PROBLEM REQUIREMENTS
Reproduce the full listing below unchanged, apart from the pictures.

======== PROVIDED ENTRIES ========

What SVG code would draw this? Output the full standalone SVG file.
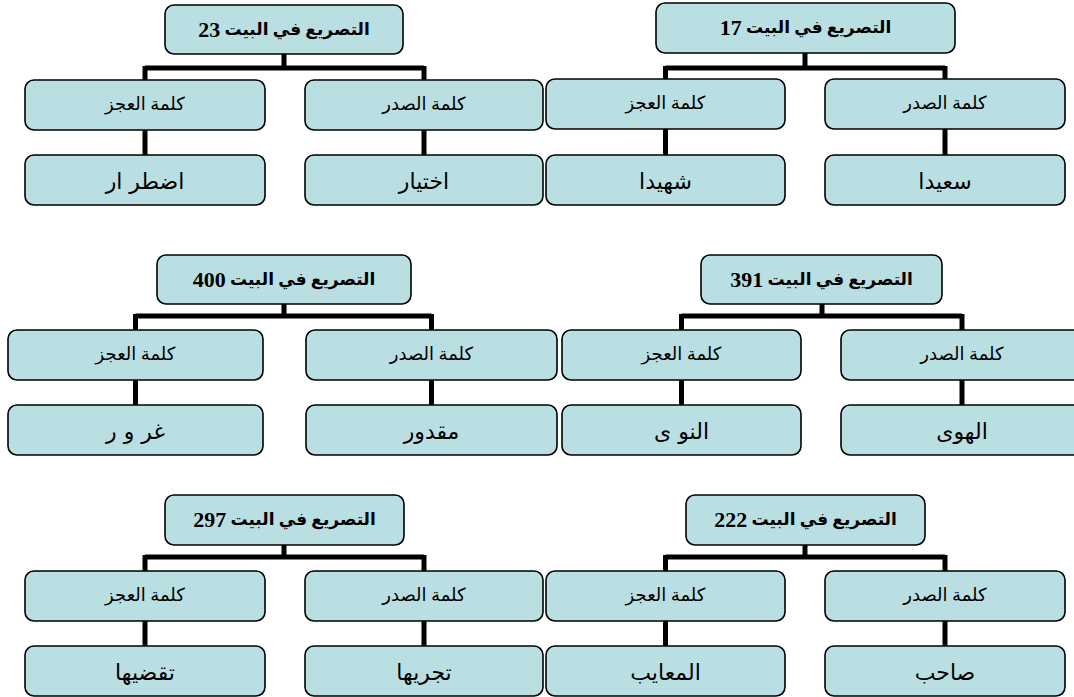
<svg xmlns="http://www.w3.org/2000/svg" width="1074" height="697" viewBox="0 0 1074 697">
<style>
.box{fill:#b9dfe3;stroke:#000;stroke-width:1.6}
.ln{stroke:#000;stroke-width:5;fill:none;stroke-linecap:butt}
text{font-family:"Liberation Serif","DejaVu Sans",serif;text-anchor:middle;dominant-baseline:central;direction:rtl;fill:#000}
.t{font-size:17px;font-weight:bold}
.n{font-size:22px}
.c{font-size:18px}
.g{font-size:22px;font-family:"DejaVu Sans","Liberation Sans",sans-serif}
</style>
<rect width="1074" height="697" fill="#fff"/>
<g id="connectors">
<path class="ln" d="M284 54V68M145 68H424M145 66V80M424 66V80M145 130V155M424 130V155"/>
<path class="ln" d="M805 53V68M665.5 68H945M665.5 66V79M945 66V79M665.5 129V155M945 129V155"/>
<path class="ln" d="M284 304V316M135.5 316H431.5M135.5 314V330M431.5 314V330M135.5 380V405M431.5 380V405"/>
<path class="ln" d="M822 304V316M681.5 316H962M681.5 314V330M962 314V330M681.5 380V405M962 380V405"/>
<path class="ln" d="M284 545V557M145 557H424M145 555V571M424 555V571M145 621V646M424 621V646"/>
<path class="ln" d="M805 545V557M665.5 557H945M665.5 555V571M945 555V571M665.5 621V646M945 621V646"/>
</g>
<g id="n-root-23"><rect class="box" x="165" y="5" width="238" height="49" rx="9"/><text class="t" x="284" y="29">التصريع في البيت <tspan class="n">23</tspan></text></g>
<g id="n-a-ajz"><rect class="box" x="25" y="80" width="240" height="50" rx="9"/><text class="c" x="145" y="104">كلمة العجز</text></g>
<g id="n-a-sadr"><rect class="box" x="305" y="80" width="238" height="50" rx="9"/><text class="c" x="424" y="104">كلمة الصدر</text></g>
<g id="n-a-g1"><rect class="box" x="25" y="155" width="240" height="50" rx="9"/><text class="g" x="145" y="181">اضطر ار</text></g>
<g id="n-a-g2"><rect class="box" x="305" y="155" width="238" height="50" rx="9"/><text class="g" x="424" y="181">اختيار</text></g>

<g id="n-root-17"><rect class="box" x="656" y="3" width="299" height="50" rx="9"/><text class="t" x="805.5" y="27">التصريع في البيت <tspan class="n">17</tspan></text></g>
<g id="n-b-ajz"><rect class="box" x="546" y="79" width="239" height="50" rx="9"/><text class="c" x="665.5" y="103">كلمة العجز</text></g>
<g id="n-b-sadr"><rect class="box" x="825" y="79" width="240" height="50" rx="9"/><text class="c" x="945" y="103">كلمة الصدر</text></g>
<g id="n-b-g1"><rect class="box" x="546" y="155" width="239" height="50" rx="9"/><text class="g" x="665.5" y="181">شهيدا</text></g>
<g id="n-b-g2"><rect class="box" x="825" y="155" width="240" height="50" rx="9"/><text class="g" x="945" y="181">سعيدا</text></g>

<g id="n-root-400"><rect class="box" x="157" y="255" width="254" height="49" rx="9"/><text class="t" x="284" y="279">التصريع في البيت <tspan class="n">400</tspan></text></g>
<g id="n-c-ajz"><rect class="box" x="8" y="330" width="255" height="50" rx="9"/><text class="c" x="135.5" y="354">كلمة العجز</text></g>
<g id="n-c-sadr"><rect class="box" x="306" y="330" width="251" height="50" rx="9"/><text class="c" x="431.5" y="354">كلمة الصدر</text></g>
<g id="n-c-g1"><rect class="box" x="8" y="405" width="255" height="50" rx="9"/><text class="g" x="135.5" y="431">غر و ر</text></g>
<g id="n-c-g2"><rect class="box" x="306" y="405" width="251" height="50" rx="9"/><text class="g" x="431.5" y="431">مقدور</text></g>

<g id="n-root-391"><rect class="box" x="701" y="255" width="241" height="49" rx="9"/><text class="t" x="821.5" y="279">التصريع في البيت <tspan class="n">391</tspan></text></g>
<g id="n-d-ajz"><rect class="box" x="562" y="330" width="239" height="50" rx="9"/><text class="c" x="681.5" y="354">كلمة العجز</text></g>
<g id="n-d-sadr"><rect class="box" x="841" y="330" width="242" height="50" rx="9"/><text class="c" x="962" y="354">كلمة الصدر</text></g>
<g id="n-d-g1"><rect class="box" x="562" y="405" width="239" height="50" rx="9"/><text class="g" x="681.5" y="431">النو ى</text></g>
<g id="n-d-g2"><rect class="box" x="841" y="405" width="242" height="50" rx="9"/><text class="g" x="962" y="431">الهوى</text></g>

<g id="n-root-297"><rect class="box" x="165" y="495" width="239" height="50" rx="9"/><text class="t" x="284.5" y="519">التصريع في البيت <tspan class="n">297</tspan></text></g>
<g id="n-e-ajz"><rect class="box" x="25" y="571" width="240" height="50" rx="9"/><text class="c" x="145" y="595">كلمة العجز</text></g>
<g id="n-e-sadr"><rect class="box" x="305" y="571" width="238" height="50" rx="9"/><text class="c" x="424" y="595">كلمة الصدر</text></g>
<g id="n-e-g1"><rect class="box" x="25" y="646" width="240" height="50" rx="9"/><text class="g" x="145" y="672">تقضيها</text></g>
<g id="n-e-g2"><rect class="box" x="305" y="646" width="238" height="50" rx="9"/><text class="g" x="424" y="672">تجريها</text></g>

<g id="n-root-222"><rect class="box" x="686" y="495" width="239" height="50" rx="9"/><text class="t" x="805.5" y="519">التصريع في البيت <tspan class="n">222</tspan></text></g>
<g id="n-f-ajz"><rect class="box" x="546" y="571" width="239" height="50" rx="9"/><text class="c" x="665.5" y="595">كلمة العجز</text></g>
<g id="n-f-sadr"><rect class="box" x="825" y="571" width="240" height="50" rx="9"/><text class="c" x="945" y="595">كلمة الصدر</text></g>
<g id="n-f-g1"><rect class="box" x="546" y="646" width="239" height="50" rx="9"/><text class="g" x="665.5" y="672">المعايب</text></g>
<g id="n-f-g2"><rect class="box" x="825" y="646" width="240" height="50" rx="9"/><text class="g" x="945" y="672">صاحب</text></g>
</svg>
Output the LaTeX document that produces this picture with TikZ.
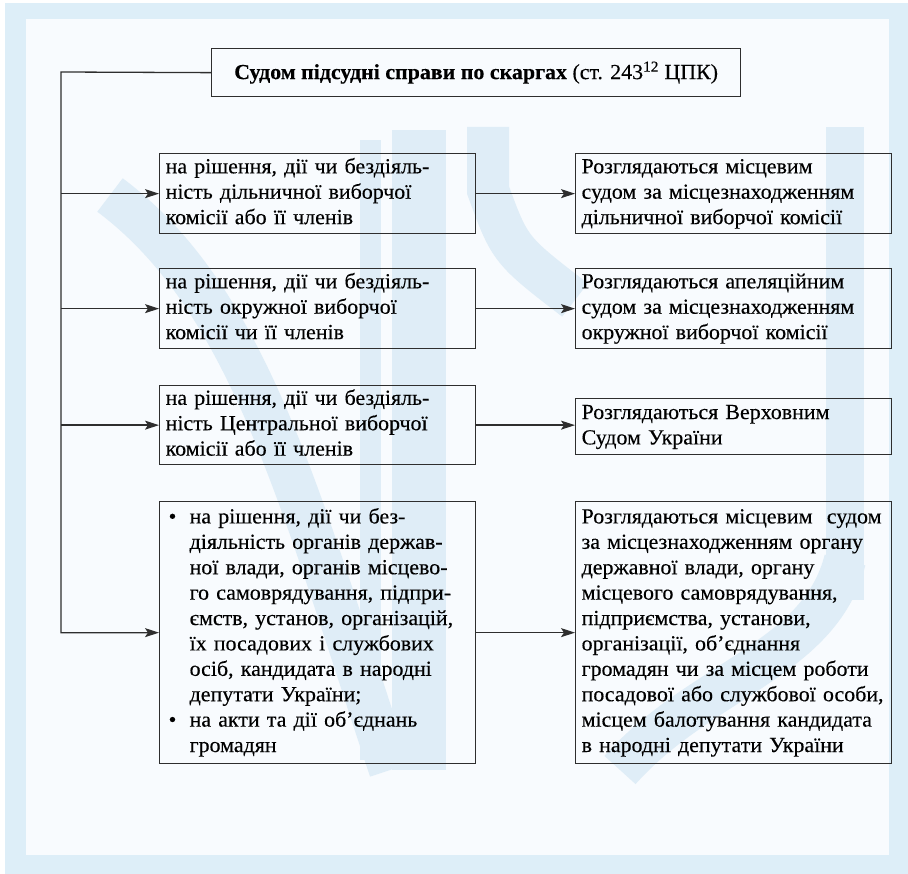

========

RIGHT ANSWER
What SVG code would draw this? Output the full standalone SVG file.
<svg xmlns="http://www.w3.org/2000/svg" width="1074" height="697" viewBox="0 0 1074 697">
<style>
.box{fill:#b9dfe3;stroke:#000;stroke-width:1.6}
.ln{stroke:#000;stroke-width:5;fill:none;stroke-linecap:butt}
text{font-family:"Liberation Serif","DejaVu Sans",serif;text-anchor:middle;dominant-baseline:central;direction:rtl;fill:#000}
.t{font-size:17px;font-weight:bold}
.n{font-size:22px}
.c{font-size:18px}
.g{font-size:22px;font-family:"DejaVu Sans","Liberation Sans",sans-serif}
</style>
<rect width="1074" height="697" fill="#fff"/>
<g id="connectors">
<path class="ln" d="M284 54V68M145 68H424M145 66V80M424 66V80M145 130V155M424 130V155"/>
<path class="ln" d="M805 53V68M665.5 68H945M665.5 66V79M945 66V79M665.5 129V155M945 129V155"/>
<path class="ln" d="M284 304V316M135.5 316H431.5M135.5 314V330M431.5 314V330M135.5 380V405M431.5 380V405"/>
<path class="ln" d="M822 304V316M681.5 316H962M681.5 314V330M962 314V330M681.5 380V405M962 380V405"/>
<path class="ln" d="M284 545V557M145 557H424M145 555V571M424 555V571M145 621V646M424 621V646"/>
<path class="ln" d="M805 545V557M665.5 557H945M665.5 555V571M945 555V571M665.5 621V646M945 621V646"/>
</g>
<g id="n-root-23"><rect class="box" x="165" y="5" width="238" height="49" rx="9"/><text class="t" x="284" y="29">التصريع في البيت <tspan class="n">23</tspan></text></g>
<g id="n-a-ajz"><rect class="box" x="25" y="80" width="240" height="50" rx="9"/><text class="c" x="145" y="104">كلمة العجز</text></g>
<g id="n-a-sadr"><rect class="box" x="305" y="80" width="238" height="50" rx="9"/><text class="c" x="424" y="104">كلمة الصدر</text></g>
<g id="n-a-g1"><rect class="box" x="25" y="155" width="240" height="50" rx="9"/><text class="g" x="145" y="181">اضطر ار</text></g>
<g id="n-a-g2"><rect class="box" x="305" y="155" width="238" height="50" rx="9"/><text class="g" x="424" y="181">اختيار</text></g>

<g id="n-root-17"><rect class="box" x="656" y="3" width="299" height="50" rx="9"/><text class="t" x="805.5" y="27">التصريع في البيت <tspan class="n">17</tspan></text></g>
<g id="n-b-ajz"><rect class="box" x="546" y="79" width="239" height="50" rx="9"/><text class="c" x="665.5" y="103">كلمة العجز</text></g>
<g id="n-b-sadr"><rect class="box" x="825" y="79" width="240" height="50" rx="9"/><text class="c" x="945" y="103">كلمة الصدر</text></g>
<g id="n-b-g1"><rect class="box" x="546" y="155" width="239" height="50" rx="9"/><text class="g" x="665.5" y="181">شهيدا</text></g>
<g id="n-b-g2"><rect class="box" x="825" y="155" width="240" height="50" rx="9"/><text class="g" x="945" y="181">سعيدا</text></g>

<g id="n-root-400"><rect class="box" x="157" y="255" width="254" height="49" rx="9"/><text class="t" x="284" y="279">التصريع في البيت <tspan class="n">400</tspan></text></g>
<g id="n-c-ajz"><rect class="box" x="8" y="330" width="255" height="50" rx="9"/><text class="c" x="135.5" y="354">كلمة العجز</text></g>
<g id="n-c-sadr"><rect class="box" x="306" y="330" width="251" height="50" rx="9"/><text class="c" x="431.5" y="354">كلمة الصدر</text></g>
<g id="n-c-g1"><rect class="box" x="8" y="405" width="255" height="50" rx="9"/><text class="g" x="135.5" y="431">غر و ر</text></g>
<g id="n-c-g2"><rect class="box" x="306" y="405" width="251" height="50" rx="9"/><text class="g" x="431.5" y="431">مقدور</text></g>

<g id="n-root-391"><rect class="box" x="701" y="255" width="241" height="49" rx="9"/><text class="t" x="821.5" y="279">التصريع في البيت <tspan class="n">391</tspan></text></g>
<g id="n-d-ajz"><rect class="box" x="562" y="330" width="239" height="50" rx="9"/><text class="c" x="681.5" y="354">كلمة العجز</text></g>
<g id="n-d-sadr"><rect class="box" x="841" y="330" width="242" height="50" rx="9"/><text class="c" x="962" y="354">كلمة الصدر</text></g>
<g id="n-d-g1"><rect class="box" x="562" y="405" width="239" height="50" rx="9"/><text class="g" x="681.5" y="431">النو ى</text></g>
<g id="n-d-g2"><rect class="box" x="841" y="405" width="242" height="50" rx="9"/><text class="g" x="962" y="431">الهوى</text></g>

<g id="n-root-297"><rect class="box" x="165" y="495" width="239" height="50" rx="9"/><text class="t" x="284.5" y="519">التصريع في البيت <tspan class="n">297</tspan></text></g>
<g id="n-e-ajz"><rect class="box" x="25" y="571" width="240" height="50" rx="9"/><text class="c" x="145" y="595">كلمة العجز</text></g>
<g id="n-e-sadr"><rect class="box" x="305" y="571" width="238" height="50" rx="9"/><text class="c" x="424" y="595">كلمة الصدر</text></g>
<g id="n-e-g1"><rect class="box" x="25" y="646" width="240" height="50" rx="9"/><text class="g" x="145" y="672">تقضيها</text></g>
<g id="n-e-g2"><rect class="box" x="305" y="646" width="238" height="50" rx="9"/><text class="g" x="424" y="672">تجريها</text></g>

<g id="n-root-222"><rect class="box" x="686" y="495" width="239" height="50" rx="9"/><text class="t" x="805.5" y="519">التصريع في البيت <tspan class="n">222</tspan></text></g>
<g id="n-f-ajz"><rect class="box" x="546" y="571" width="239" height="50" rx="9"/><text class="c" x="665.5" y="595">كلمة العجز</text></g>
<g id="n-f-sadr"><rect class="box" x="825" y="571" width="240" height="50" rx="9"/><text class="c" x="945" y="595">كلمة الصدر</text></g>
<g id="n-f-g1"><rect class="box" x="546" y="646" width="239" height="50" rx="9"/><text class="g" x="665.5" y="672">المعايب</text></g>
<g id="n-f-g2"><rect class="box" x="825" y="646" width="240" height="50" rx="9"/><text class="g" x="945" y="672">صاحب</text></g>
</svg>
Output the LaTeX document that produces this picture with TikZ.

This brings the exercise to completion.